Looking at the project (
.csproj) files, quite a lot of changes have been made. The version number has been increased, but there’s also lots of new stuff included in the various sections of the file. That looks difficult. The solution (
.sln) file on the other hand has only one change made, which is the version number. Now guess which of the two is the one that causes the problem? Wrong. The problem is in fact the solution file. Although it’s only the version number that has changed, that number is evidently used to prevent opening the solution in an older VS version. Fair enough – until you find out that it is perfectly possible, and apparently even safe, to open the vastly more complex project files in an older VS version.

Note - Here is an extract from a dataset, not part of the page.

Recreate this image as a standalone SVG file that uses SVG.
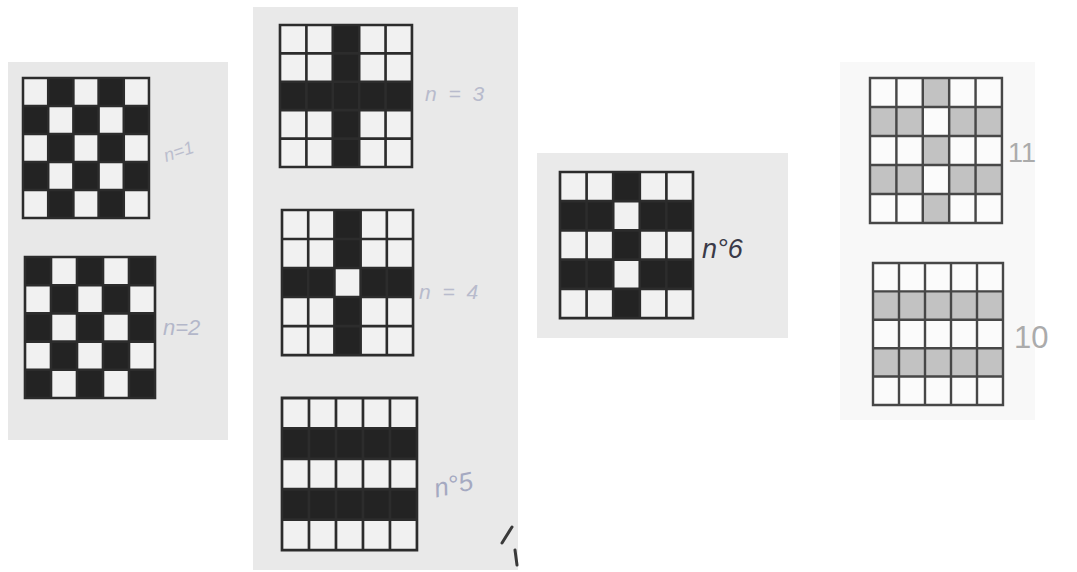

Go figure.
So, the solution I went for is simple: I moved aside the modified
.sln file and reverted the old one from svn. Now I have two different
.sln files, one for VS 2008 and one for VS 2010. Both include the same projects, and these are in the VS 2010 format. Nevertheless, they work in both versions of VS without a hitch. There’s one complaint during the build process in VS 2008, which is about the
ToolsVersion – this is a parameter in the project file, which has been set to 4.0 by the conversion wizard. Fortunately, msbuild reverts to 3.5 automatically, so there’s no damage done and the build still works just fine. Other than that, I haven’t found any problems yet. I even tried to change project settings in VS 2008, and this leaves the versions intact even though 2008 must be a bit surprised to see 4.0 in there… again, go figure.